### AVAILABLE DATA
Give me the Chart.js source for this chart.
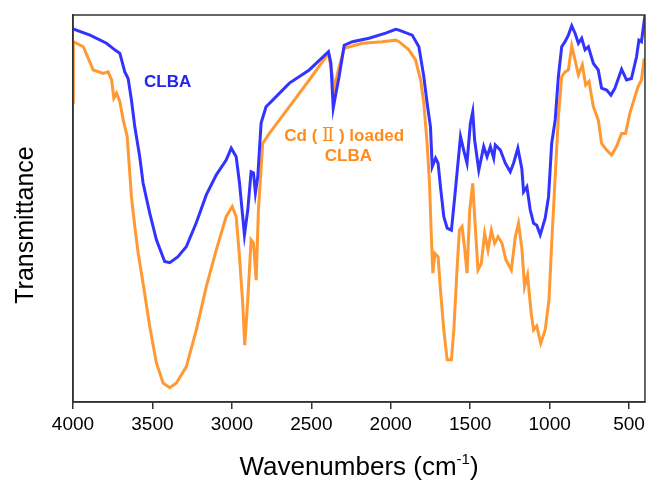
<!DOCTYPE html>
<html>
<head>
<meta charset="utf-8">
<script src="https://cdn.jsdelivr.net/npm/chart.js@4/dist/chart.umd.min.js"></script>
<style>
  html, body { margin: 0; padding: 0; background: #fff; }
  #wrap { width: 649px; height: 480px; }
</style>
</head>
<body>
<div id="wrap"><canvas id="ftir"></canvas></div>
<script>
// CLBA spectrum (wavenumber, transmittance a.u.)
const clbaWn = [4000, 3893, 3789, 3737, 3705, 3674, 3653, 3632, 3611, 3580, 3559, 3517, 3475, 3423, 3391, 3341, 3287, 3224, 3161, 3098, 3036, 3004, 2973, 2952, 2921, 2900, 2879, 2864, 2852, 2837, 2816, 2785, 2743, 2638, 2513, 2392, 2377, 2362, 2345, 2325, 2293, 2241, 2137, 2032, 1969, 1948, 1865, 1823, 1792, 1771, 1750, 1739, 1718, 1702, 1687, 1666, 1645, 1618, 1593, 1561, 1541, 1520, 1499, 1484, 1472, 1446, 1415, 1394, 1373, 1352, 1342, 1310, 1279, 1248, 1227, 1200, 1175, 1164, 1143, 1122, 1101, 1081, 1059, 1028, 1007, 987, 965, 945, 924, 903, 882, 861, 840, 819, 798, 777, 756, 725, 694, 673, 641, 614, 589, 547, 516, 485, 453, 438, 422, 400];
const clbaT = [96.4, 94.8, 92.7, 91.0, 90.1, 85.3, 83.6, 78.0, 71.1, 63.4, 56.6, 48.8, 41.9, 36.3, 36.0, 37.5, 40.1, 46.3, 53.5, 58.7, 62.5, 65.6, 63.4, 56.6, 43.2, 49.6, 59.5, 59.2, 54.0, 58.2, 72.1, 76.3, 78.0, 82.4, 85.8, 90.5, 87.6, 76.0, 79.8, 84.1, 92.2, 93.1, 94.0, 95.3, 96.3, 96.1, 94.8, 91.8, 84.1, 77.2, 71.1, 60.8, 63.0, 61.7, 55.6, 47.9, 44.9, 44.4, 54.8, 68.6, 65.1, 61.7, 72.0, 75.0, 67.7, 59.9, 66.0, 63.4, 66.0, 63.0, 66.4, 65.1, 61.7, 59.5, 61.7, 65.6, 60.3, 54.3, 55.6, 49.6, 46.2, 45.7, 43.2, 47.5, 53.0, 66.8, 72.9, 84.1, 91.8, 93.1, 94.8, 97.2, 95.3, 92.7, 94.0, 91.0, 91.8, 87.5, 85.8, 81.1, 80.6, 79.3, 81.1, 86.0, 83.2, 83.6, 89.2, 93.5, 93.1, 100];

// Cd(II) loaded CLBA spectrum
const cdWn = [4000, 3998, 3935, 3873, 3810, 3779, 3757, 3743, 3726, 3705, 3684, 3659, 3632, 3611, 3590, 3559, 3517, 3475, 3433, 3391, 3349, 3287, 3224, 3161, 3098, 3036, 2998, 2973, 2952, 2932, 2919, 2900, 2879, 2864, 2847, 2833, 2806, 2764, 2638, 2513, 2392, 2367, 2354, 2335, 2293, 2179, 2053, 1969, 1948, 1886, 1844, 1812, 1792, 1771, 1756, 1746, 1735, 1722, 1702, 1687, 1666, 1645, 1618, 1603, 1583, 1568, 1551, 1534, 1520, 1503, 1484, 1472, 1451, 1430, 1409, 1388, 1367, 1346, 1325, 1300, 1275, 1241, 1216, 1196, 1175, 1158, 1139, 1116, 1101, 1081, 1056, 1028, 1004, 987, 965, 945, 924, 903, 882, 861, 840, 819, 794, 773, 752, 725, 694, 673, 641, 610, 579, 547, 522, 495, 463, 443, 422, 405];
const cdT = [77.3, 93.1, 91.8, 85.8, 84.9, 85.3, 83.2, 78.5, 79.8, 77.6, 72.9, 68.6, 53.0, 45.3, 38.5, 30.7, 19.5, 10.1, 4.9, 3.7, 4.9, 9.1, 18.6, 29.8, 39.3, 47.9, 50.5, 47.9, 37.5, 25.6, 14.7, 26.4, 41.9, 41.1, 31.5, 49.6, 66.8, 69.4, 76.3, 83.2, 90.1, 84.1, 81.1, 84.9, 91.4, 92.7, 93.1, 93.5, 93.1, 91.0, 88.4, 83.2, 77.2, 66.8, 56.5, 44.4, 33.3, 38.4, 37.5, 28.9, 18.6, 10.9, 10.9, 18.6, 34.1, 44.4, 45.3, 39.3, 33.3, 49.6, 56.5, 47.9, 34.1, 35.8, 43.6, 39.3, 44.4, 41.0, 42.7, 41.0, 36.7, 34.1, 42.7, 46.2, 39.8, 29.8, 32.8, 22.9, 18.6, 19.6, 15.2, 18.6, 26.4, 41.0, 58.2, 73.7, 84.1, 85.3, 85.8, 92.0, 88.4, 84.5, 87.1, 81.9, 82.8, 76.3, 72.9, 66.8, 65.1, 63.8, 66.0, 69.4, 69.4, 74.6, 78.9, 81.5, 83.2, 88.8];

const xTicks = [4000, 3500, 3000, 2500, 2000, 1500, 1000, 500];

const toPoints = (wn, t) => wn.map((w, i) => ({ x: w, y: t[i] }));

const FONT = '"Liberation Sans", Arial, sans-serif';
const SERIF = '"Liberation Serif", "DejaVu Serif", serif';

// draw a row of [text, font, dy] pieces centred on cx
function drawRow(ctx, parts, cx, cy) {
  let total = 0;
  parts.forEach(p => { ctx.font = p[1]; total += ctx.measureText(p[0]).width; });
  let x = cx - total / 2;
  parts.forEach(p => {
    ctx.font = p[1];
    ctx.fillText(p[0], x, cy + (p[2] || 0));
    x += ctx.measureText(p[0]).width;
  });
}

// frame, in-plot labels, axis titles
const extras = {
  id: 'extras',
  afterDraw(chart) {
    const { ctx, chartArea: a, scales: { x, y } } = chart;
    ctx.save();
    ctx.strokeStyle = '#333';
    ctx.lineWidth = 1.5;
    ctx.strokeRect(a.left, a.top, a.right - a.left, a.bottom - a.top);

    ctx.textAlign = 'left';
    ctx.textBaseline = 'middle';
    const bold = 'bold 17px ' + FONT;
    ctx.fillStyle = '#2424F0';
    drawRow(ctx, [['CLBA', bold]], x.getPixelForValue(3404), y.getPixelForValue(82.7));
    ctx.fillStyle = '#FF8C1A';
    drawRow(ctx, [['Cd ( ', bold], ['Ⅱ', '18px ' + SERIF], [' ) loaded', bold]],
      x.getPixelForValue(2293), y.getPixelForValue(68.7));
    drawRow(ctx, [['CLBA', bold]], x.getPixelForValue(2267), y.getPixelForValue(63.5));

    // x title with superscript
    ctx.fillStyle = '#000';
    ctx.textBaseline = 'alphabetic';
    drawRow(ctx, [['Wavenumbers (cm', '26px ' + FONT], ['-1', '15px ' + FONT, -11], [')', '26px ' + FONT]],
      (a.left + a.right) / 2, 475);

    // y title
    ctx.translate(26, 225);
    ctx.rotate(-Math.PI / 2);
    ctx.textAlign = 'center';
    ctx.textBaseline = 'middle';
    ctx.font = '25px ' + FONT;
    ctx.fillText('Transmittance', 0, 0);
    ctx.restore();
  }
};

new Chart(document.getElementById('ftir'), {
  type: 'line',
  data: {
    datasets: [
      {
        label: 'CLBA',
        data: toPoints(clbaWn, clbaT),
        borderColor: '#3333FF',
        borderWidth: 3,
        pointRadius: 0,
        tension: 0
      },
      {
        label: 'Cd (Ⅱ) loaded CLBA',
        data: toPoints(cdWn, cdT),
        borderColor: '#FF9933',
        borderWidth: 3,
        pointRadius: 0,
        tension: 0
      }
    ]
  },
  options: {
    responsive: true,
    maintainAspectRatio: false,
    animation: false,
    layout: { padding: { top: 15, right: 3, left: 0, bottom: 0 } },
    scales: {
      x: {
        type: 'linear',
        reverse: true,
        min: 400,
        max: 4000,
        afterBuildTicks: (s) => { s.ticks = xTicks.map(v => ({ value: v })); },
        afterFit: (s) => { s.height = 78; },
        grid: { drawOnChartArea: false, drawTicks: true, tickLength: 7, color: '#333', lineWidth: 1.5 },
        border: { color: '#333', width: 1.5 },
        ticks: { color: '#000', font: { family: FONT, size: 19 }, padding: 4, maxRotation: 0, callback: (v) => String(v) }
      },
      y: {
        min: 0,
        max: 100,
        afterFit: (s) => { s.width = 73; },
        grid: { display: false },
        border: { color: '#333', width: 1.5 },
        ticks: { display: false }
      }
    },
    plugins: {
      legend: { display: false },
      tooltip: { enabled: false }
    }
  },
  plugins: [extras]
});
</script>
</body>
</html>
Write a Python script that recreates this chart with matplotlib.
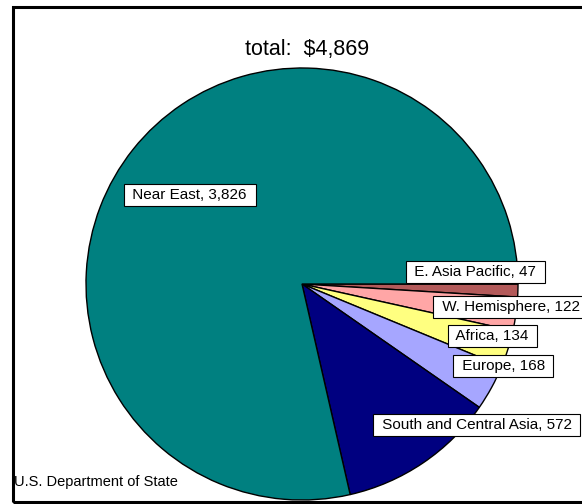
import matplotlib.pyplot as plt
from matplotlib.patches import Rectangle

plt.rcParams['font.family'] = ['Liberation Sans', 'DejaVu Sans']

# slices in drawing order, clockwise from 3 o'clock
regions = ["E. Asia Pacific", "W. Hemisphere", "Africa", "Europe",
           "South and Central Asia", "Near East"]
amounts = [47, 122, 134, 168, 572, 3826]
colors = ["#B35A5A", "#FFA6A6", "#FFFF80", "#A6A6FF", "#000080", "#008080"]

# label box anchors (pixel coords, left edge / centre y)
label_pos = [(406, 272), (433, 307), (448, 336), (453, 366), (373, 425), (124, 195)]

W, H = 582, 504
fig = plt.figure(figsize=(W / 100, H / 100), dpi=100)
ax = fig.add_axes([0, 0, 1, 1])

# outer frame
ax.add_patch(Rectangle((12.5, 2), 600, 495, fill=False, edgecolor='black', lw=2.2, zorder=1))

ax.pie(amounts, colors=colors, startangle=0, counterclock=False,
       center=(302, H - 284), radius=216, frame=True,
       wedgeprops=dict(edgecolor='black', linewidth=1.0))
ax.set_xlim(0, W)
ax.set_ylim(0, H)
ax.axis('off')

for name, val, (px, py) in zip(regions, amounts, label_pos):
    ax.text(px + 4.5, H - py, f" {name}, {val:,} ", fontsize=11, ha='left', va='center',
            bbox=dict(boxstyle='square,pad=0.28', facecolor='white', edgecolor='black', lw=0.8),
            zorder=5)

total = sum(amounts)
ax.text(307, H - 50, f"total:  ${total:,}", fontsize=15.5, ha='center', va='center')
ax.text(14, H - 482, "U.S. Department of State", fontsize=10.5, ha='left', va='center')

# title, mostly cut off at the top edge
ax.text(124, H + 4, "Region, FY 2005 Actual (millions)", fontsize=14, fontweight='bold',
        ha='left', va='baseline')

fig.savefig("out.png", dpi=100)
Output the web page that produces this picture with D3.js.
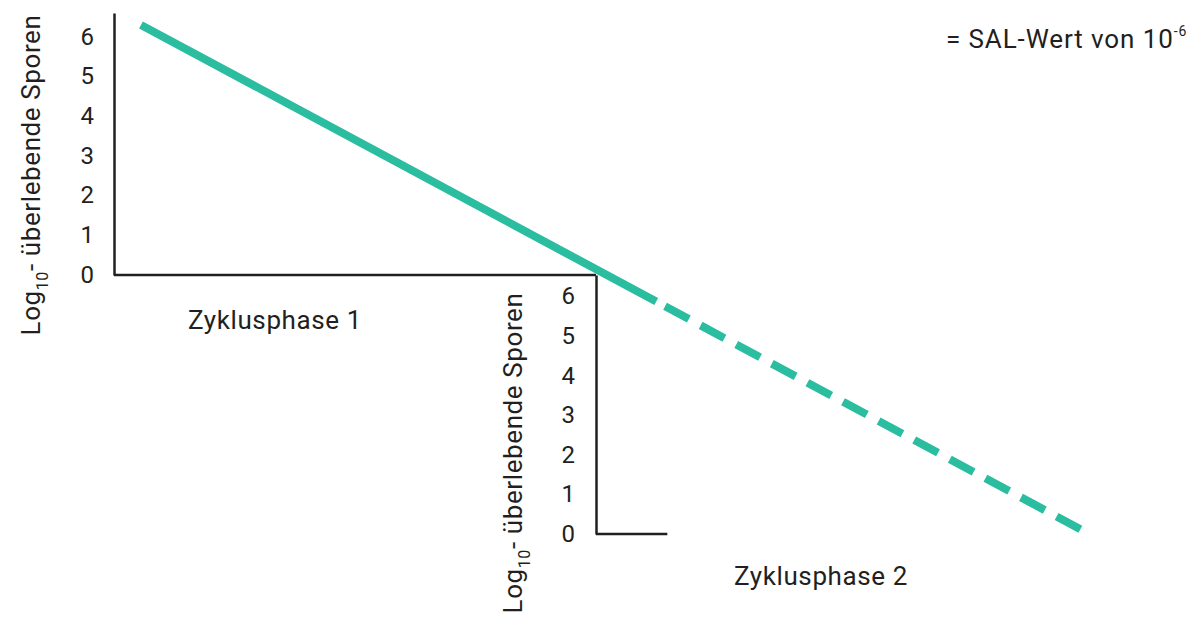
######
## YOUR OBJECTIVE
List every line above that holds the word "this".

## EXERCISE ANSWER
Give me the Chart.js source for this chart.
Write a Python script that recreates this chart with matplotlib.
Output the web page that produces this picture with D3.js.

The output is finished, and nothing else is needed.